The "charger" is actually a battery management IC inside the smart phone. Assuming your phone uses a Li-Poly battery, the battery will be rated at a nominal voltage of 3.7v and a fully-charged voltage of 4.2v or thereabouts.
The battery capacity of a LI-Poly battery in a smartphone is rated in mAh, and a typically value might be 1300 mAh. The charge rate is often denoted as C and signifies a charge rate equal to the capacity of a battery in one hour. For a 1300 mAh battery, C = 1300 mA.
The charging current is typically set externally to the charger chip using a couple of resistors. Values of 0.5C (650 mA in this case), 0.8C and 1C are common. A rate of 2C (2600 mA or 2.6A) would be classified as a fast charge.
Sometimes the resistor network can be adjusted by the microcontroller inside the phone, so it can set the charging current to either 100 mA or 500 mA when connected to a regular USB port, or to a higher value (e.g. 1C) when connected to an AC adapter, colloquially known as "wall-warts".

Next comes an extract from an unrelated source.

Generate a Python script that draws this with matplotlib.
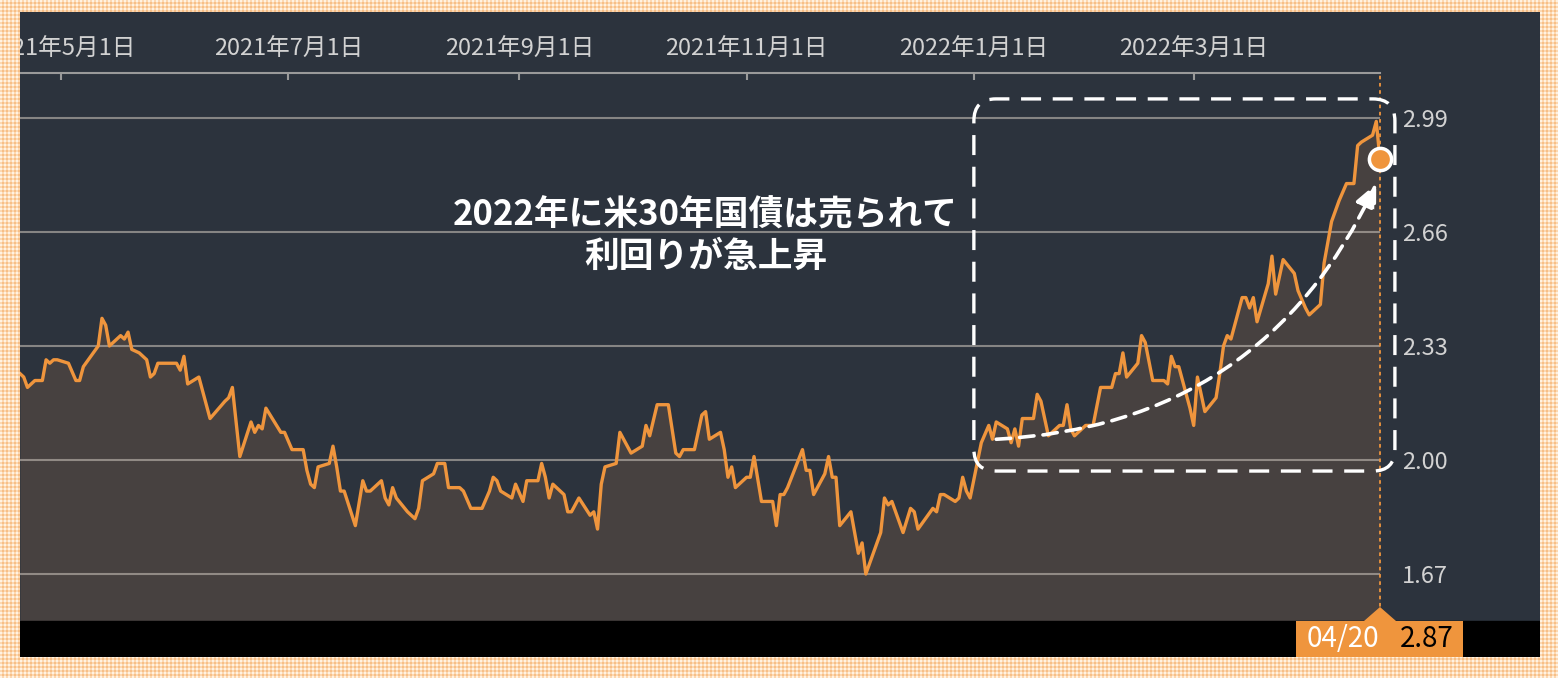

These AC adapters are not chargers, but simply AC to DC converters. The current available for charging will be limited by the output of the converter (i.e. if it supply 1A, the charger chip cannot charge the battery more than 1A), but if you replace a lower current wal-wart with a higher one, then the battery might be charged faster, however the charging current will still be limited by the charger chip -- whichever is lower, the AC adapter capacity or the charger chip setting.